О социальных проблемах он говорил свободно; особенно решительно — о неминуемых переменах, которые произойдут, когда женщины обретут экономическую независимость. Бесконечный вред нации приносят браки без любви. Но он предвидел, что потребуется шесть или более поколений, чтобы женщины избавились от интеллектуальных глупостей, которые они сейчас наследуют от своих бабушек.
За обедом г-н Мередит говорил о своем отвращении к мясной пище и своем уважении к простоте во всех ее формах, и решительно заявил, что совершенно ошибочно полагать, будто его собственные эксперименты с вегетарианством подорвали его здоровье.

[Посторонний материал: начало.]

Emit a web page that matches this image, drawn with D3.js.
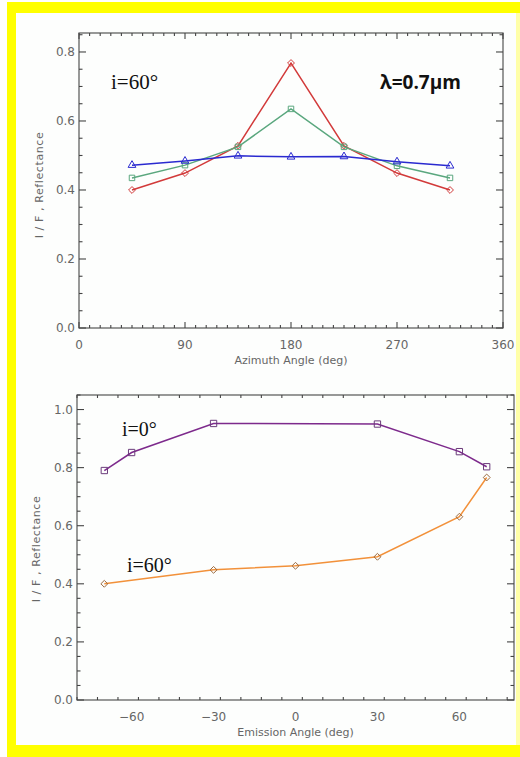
<!DOCTYPE html>
<meta charset="utf-8">
<title>Reflectance vs azimuth and emission</title>
<style>
body {
  margin: 0px;
  background: #fff;
}
svg {
  display: block;
  font-family: "DejaVu Sans", sans-serif;
}
.tick-label {
  font-size: 12px;
  fill: #666;
}
.axis-title {
  font-size: 11px;
  fill: #666;
}
.inc {
  font-family: "Liberation Serif", "Times New Roman", serif;
  fill: #111;
}
</style>

<script src="https://d3js.org/d3.v7.min.js"></script>

<body>
<script>
// top panel: i=60 deg, reflectance against azimuth
var azimuth = [45, 90, 135, 180, 225, 270, 315];
var redVals   = [0.400, 0.449, 0.528, 0.768, 0.528, 0.449, 0.400];
var greenVals = [0.435, 0.472, 0.525, 0.635, 0.525, 0.470, 0.435];
var blueVals  = [0.472, 0.484, 0.499, 0.496, 0.497, 0.482, 0.470];
var azTicks = [0, 90, 180, 270, 360];
var topYTicks = [0.0, 0.2, 0.4, 0.6, 0.8];

// bottom panel: reflectance against emission angle
var emisI0  = [-70, -60, -30, 30, 60, 70];
var valsI0  = [0.790, 0.852, 0.952, 0.950, 0.855, 0.803];
var emisI60 = [-70, -30, 0, 30, 60, 70];
var valsI60 = [0.400, 0.448, 0.462, 0.493, 0.631, 0.766];
var emTicks = [-60, -30, 0, 30, 60];
var botYTicks = [0.0, 0.2, 0.4, 0.6, 0.8, 1.0];

var width = 520, height = 757;
var svg = d3.select("body").append("svg")
    .attr("width", width)
    .attr("height", height);

// yellow frame
svg.append("rect").attr("x", 7).attr("y", 2).attr("width", 513).attr("height", 755)
    .attr("fill", "#ffff00");
svg.append("rect").attr("x", 514).attr("y", 13).attr("width", 6).attr("height", 732)
    .attr("fill", "#ffffa8");
svg.append("rect").attr("x", 16).attr("y", 13).attr("width", 500).attr("height", 732)
    .attr("fill", "#fdfefd");

var diamond = d3.symbolDiamond2 || d3.symbolDiamond;

// draws an IDL style box with inward ticks on all four sides
function drawFrame(g, x, y, xTicks, xMinor, yTicks, yMinor, fmtX, fmtY) {
  var x0 = x.range()[0], x1 = x.range()[1];
  var y0 = y.range()[0], y1 = y.range()[1];
  var axisColor = "#444";
  g.append("rect")
      .attr("x", x0).attr("y", y1)
      .attr("width", x1 - x0).attr("height", y0 - y1)
      .attr("fill", "none").attr("stroke", "#555").attr("stroke-width", 1.2);

  var xm = d3.range(x.domain()[0], x.domain()[1] + 1e-9, xMinor);
  var ym = d3.range(y.domain()[0], y.domain()[1] + 1e-9, yMinor);
  var ticks = g.append("g").attr("stroke", axisColor).attr("stroke-width", 1.1);

  function isMajor(v, list) {
    return list.some(function(t) { return Math.abs(t - v) < 1e-6; });
  }
  xm.forEach(function(v) {
    var len = isMajor(v, xTicks) ? 6 : 3;
    ticks.append("line").attr("x1", x(v)).attr("x2", x(v)).attr("y1", y0).attr("y2", y0 - len);
    ticks.append("line").attr("x1", x(v)).attr("x2", x(v)).attr("y1", y1).attr("y2", y1 + len);
  });
  ym.forEach(function(v) {
    var len = isMajor(v, yTicks) ? 7 : 3.5;
    ticks.append("line").attr("y1", y(v)).attr("y2", y(v)).attr("x1", x0).attr("x2", x0 + len);
    ticks.append("line").attr("y1", y(v)).attr("y2", y(v)).attr("x1", x1).attr("x2", x1 - len);
  });

  g.selectAll(".xl").data(xTicks).enter().append("text")
      .attr("class", "tick-label")
      .attr("x", function(d) { return x(d); })
      .attr("y", y0 + 21)
      .attr("text-anchor", "middle")
      .text(fmtX);
  g.selectAll(".yl").data(yTicks).enter().append("text")
      .attr("class", "tick-label")
      .attr("x", x0 - 4)
      .attr("y", function(d) { return y(d) + 4; })
      .attr("text-anchor", "end")
      .text(fmtY);
}

function drawSeries(g, x, y, xs, ys, color, shape, size, markStroke) {
  var pts = xs.map(function(d, i) { return [x(d), y(ys[i])]; });
  g.append("path")
      .attr("d", d3.line()(pts))
      .attr("fill", "none")
      .attr("stroke", color)
      .attr("stroke-width", 1.5);
  g.selectAll(null).data(pts).enter().append("path")
      .attr("transform", function(p) { return "translate(" + p + ")"; })
      .attr("d", d3.symbol().type(shape).size(size))
      .attr("fill", "none")
      .attr("stroke", markStroke || color)
      .attr("stroke-width", 1);
}

function yTitle(g, xPos, yPos) {
  g.append("text")
      .attr("class", "axis-title")
      .attr("transform", "translate(" + xPos + "," + yPos + ") rotate(-90)")
      .attr("text-anchor", "middle")
      .attr("xml:space", "preserve")
      .style("letter-spacing", "0.6px")
      .text("I / F , Reflectance");
}

var fmt1 = d3.format(".1f");

// ---- top panel ----
var topPanel = svg.append("g");
var xTop = d3.scaleLinear().domain([0, 360]).range([79, 503]);
var yTop = d3.scaleLinear().domain([0, 0.855]).range([328, 33]);
drawFrame(topPanel, xTop, yTop, azTicks, 9, topYTicks, 0.05, d3.format("d"), fmt1);
drawSeries(topPanel, xTop, yTop, azimuth, redVals, "#d23a3a", diamond, 30);
drawSeries(topPanel, xTop, yTop, azimuth, greenVals, "#5aa77e", d3.symbolSquare, 30);
drawSeries(topPanel, xTop, yTop, azimuth, blueVals, "#2a2ad0", d3.symbolTriangle, 26);
topPanel.append("text")
    .attr("class", "axis-title")
    .attr("x", xTop(180)).attr("y", 364)
    .attr("text-anchor", "middle")
    .text("Azimuth Angle (deg)");
yTitle(topPanel, 43, 185);
topPanel.append("text").attr("class", "inc")
    .attr("x", 111).attr("y", 89)
    .style("font-size", "21px")
    .text("i=60°");
topPanel.append("text")
    .attr("x", 380).attr("y", 89)
    .style("font-family", "'Open Sans', sans-serif")
    .style("font-weight", "bold")
    .style("font-size", "19px")
    .attr("fill", "#111")
    .text("λ=0.7μm");

// ---- bottom panel ----
var botPanel = svg.append("g");
var xBot = d3.scaleLinear().domain([-80, 80]).range([77, 514]);
var yBot = d3.scaleLinear().domain([0, 1.05]).range([700, 395]);
drawFrame(botPanel, xBot, yBot, emTicks, 7.5, botYTicks, 0.05, function(d) { return d < 0 ? "\u2212" + (-d) : d; }, fmt1);
drawSeries(botPanel, xBot, yBot, emisI0, valsI0, "#7d2a8c", d3.symbolSquare, 40, "#6a3a7a");
drawSeries(botPanel, xBot, yBot, emisI60, valsI60, "#f2913a", diamond, 30, "#9a6a40");
botPanel.append("text")
    .attr("class", "axis-title")
    .attr("x", xBot(0)).attr("y", 736)
    .attr("text-anchor", "middle")
    .text("Emission Angle (deg)");
yTitle(botPanel, 40, 549);
botPanel.append("text").attr("class", "inc")
    .attr("x", 122).attr("y", 436)
    .style("font-size", "20px")
    .text("i=0°");
botPanel.append("text").attr("class", "inc")
    .attr("x", 127).attr("y", 572)
    .style("font-size", "20px")
    .text("i=60°");
</script>
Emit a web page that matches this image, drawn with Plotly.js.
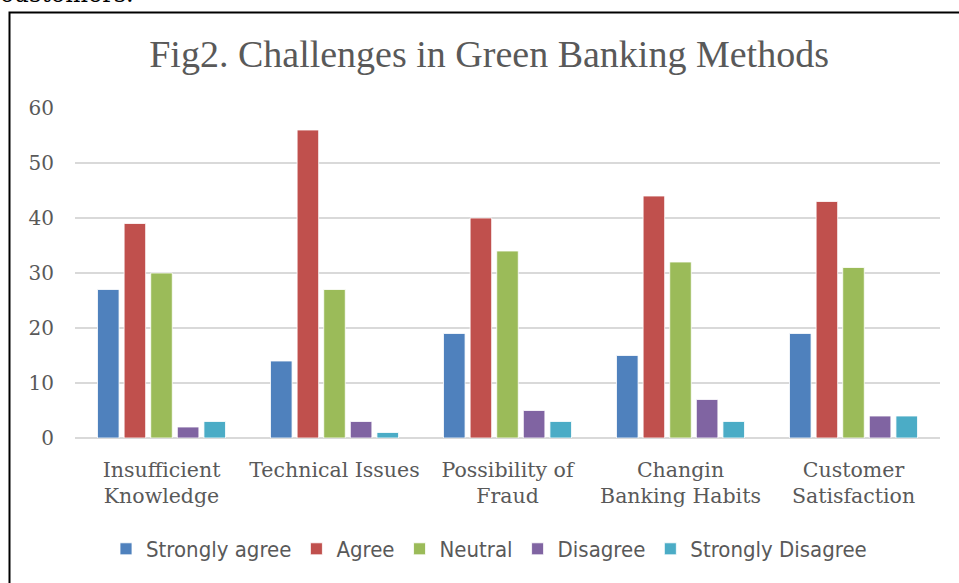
<!DOCTYPE html>
<html>
<head>
<meta charset="utf-8">
<script src="https://cdn.plot.ly/plotly-3.0.1.min.js"></script>
<style>
  html, body { margin: 0; padding: 0; background: #ffffff; }
  #chart { width: 959px; height: 583px; }
</style>
</head>
<body>
<div id="chart"></div>
<script>
// Survey responses on the challenges of green banking methods
const categories = [
  "Insufficient<br>Knowledge",
  "Technical Issues",
  "Possibility of<br>Fraud",
  "Changin<br>Banking Habits",
  "Customer<br>Satisfaction"
];
const seriesNames = ["Strongly agree", "Agree", "Neutral", "Disagree", "Strongly Disagree"];
const stronglyAgree    = [27, 14, 19, 15, 19];
const agree            = [39, 56, 40, 44, 43];
const neutral          = [30, 27, 34, 32, 31];
const disagree         = [2, 3, 5, 7, 4];
const stronglyDisagree = [3, 1, 3, 3, 4];
const yTicks = [0, 10, 20, 30, 40, 50, 60];

const seriesValues = [stronglyAgree, agree, neutral, disagree, stronglyDisagree];
const seriesColors = ["#4F81BD", "#C0504D", "#9BBB59", "#8064A2", "#4BACC6"];

const traces = seriesValues.map((vals, i) => ({
  type: "bar",
  name: seriesNames[i],
  x: categories,
  y: vals,
  marker: { color: seriesColors[i], line: { color: "#ffffff", width: 0.8 } },
  hoverinfo: "x+y+name"
}));

// plot area in pixels, used to place the frame lines and the text above it
const W = 959, H = 583;
const M = { l: 75, r: 19, t: 108, b: 145 };
const pw = W - M.l - M.r, ph = H - M.t - M.b;
const px = v => (v - M.l) / pw;
const py = v => (H - M.b - v) / ph;

const grey = "#595959";
const serif = "DejaVu Serif, Liberation Serif, serif";

const layout = {
  width: W,
  height: H,
  margin: M,
  paper_bgcolor: "#ffffff",
  plot_bgcolor: "#ffffff",
  barmode: "group",
  bargap: 0.231,
  bargroupgap: 0.19,
  showlegend: true,
  title: {
    text: "Fig2. Challenges in Green Banking Methods",
    font: { family: "Liberation Serif, serif", size: 38, color: grey },
    x: 0.51,
    xanchor: "center",
    y: 1 - 54 / H,
    yanchor: "middle"
  },
  xaxis: {
    type: "category",
    showgrid: false,
    showline: false,
    zeroline: false,
    ticks: "",
    tickfont: { family: serif, size: 20.5, color: grey },
    ticklabelstandoff: 17,
    fixedrange: true
  },
  yaxis: {
    range: [0, 60],
    tickvals: yTicks,
    ticktext: yTicks.map(String),
    showgrid: true,
    gridcolor: "#D9D9D9",
    gridwidth: 1.5,
    zeroline: true,
    zerolinecolor: "#D9D9D9",
    zerolinewidth: 1.5,
    showline: false,
    ticks: "",
    tickfont: { family: serif, size: 20, color: grey },
    ticklabelstandoff: 20,
    fixedrange: true
  },
  legend: {
    orientation: "h",
    x: px(489),
    xanchor: "center",
    y: py(549),
    yanchor: "middle",
    font: { family: "DejaVu Sans Condensed, Liberation Sans Narrow, sans-serif", size: 22, color: grey },
    traceorder: "normal",
    itemclick: false,
    itemdoubleclick: false
  },
  shapes: [
    {
      type: "path",
      xref: "paper",
      yref: "paper",
      path: "M " + px(9.5) + " " + py(H + 2) + " L " + px(9.5) + " " + py(12.5) +
            " L " + px(W + 2) + " " + py(12.5),
      line: { color: "#000000", width: 2 }
    }
  ],
  annotations: [
    {
      text: "customers.",
      xref: "paper",
      yref: "paper",
      x: px(-2),
      y: py(10),
      xanchor: "left",
      yanchor: "bottom",
      showarrow: false,
      font: { family: serif, size: 24, color: "#000000" }
    }
  ]
};

Plotly.newPlot("chart", traces, layout, { displayModeBar: false, staticPlot: true });
</script>
</body>
</html>
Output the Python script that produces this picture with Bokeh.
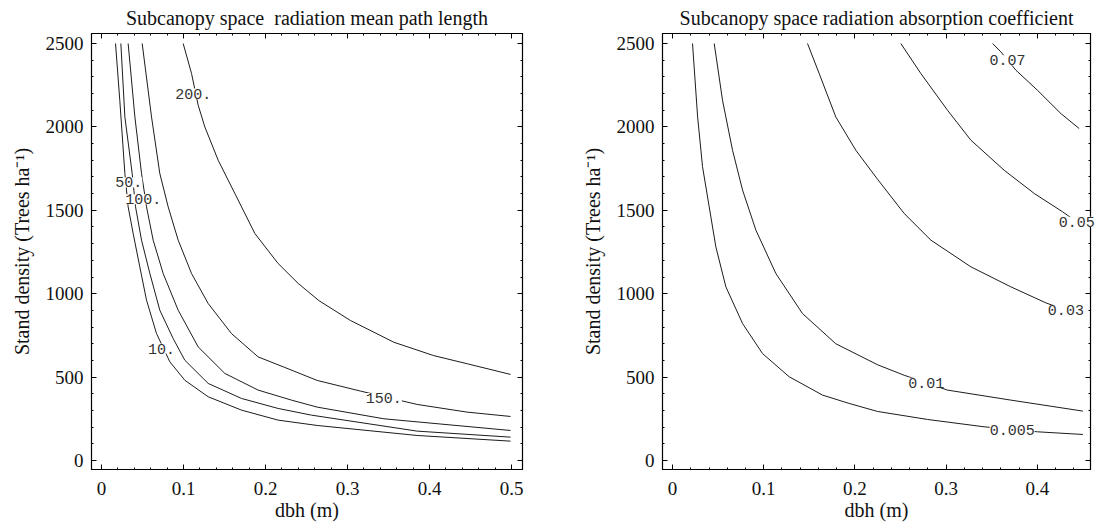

И все же, если бы он снова попробовал эту диету, он знал, как его друзья объясняли бы ему, что «невозможно жить без мяса» или (это уже драматически саркастическим тоном), что «если это возможно для некоторых людей, то это невозможно для меня». Меня поразила его огромная доброта как хозяина; он был, по сути, чрезмерно заботлив к благополучию гостей-вегетарианцев.
Формальность и пунктуальность манер г-на Мередита, с его несколько церемонными жестами и произношением, возможно, поначалу производили на посетителя не самое благоприятное впечатление; но через несколько минут это впечатление проходило, и ощущались только живость и обаяние его беседы. Это был непрерывный поток эпиграмм, во многих случаях столь же резких, как и те, что были в его книгах; во время которого я заметил необычайную чувствительность и выразительность его рта, губы кривились в иронии, когда он извергал свои сарказмы по поводу критиков, викариев и сентименталистов всех мастей. Его глаза были удивительно острыми и проницательными, и он внимательно следил за эффектом своих слов; так что даже просто поспевать за ним в качестве слушателя было значительным умственным напряжением. Именно вследствие того, что я упомянул об этом г-ну Бернарду Шоу несколько дней спустя, он сделал свое спортивное предложение: если его отвезут в Бокс-Хилл, он «начнет говорить, как только войдет в дом, и не даст Мередиту вставить ни слова». В биографии Мередита, написанной г-ном С. М. Эллисом, цитируются слова Шоу о том, что это предложение исходило от г-на Клемента Шортера или от меня: это, однако, совершенно неверно, ибо предложение было его собственным и слишком безрассудным, чтобы исходить от кого-то другого. Такая встреча, если бы она состоялась, была бы не монологом, как льстил себе Шоу, а битвой столь колоссальной, что страшно даже гадать о результате: единственное, что кажется несомненным, это то, что она длилась бы до тех пор, пока не был бы нанесен решающий удар, и что на могиле одного или другого собеседника пришлось бы высечь «hic tacet».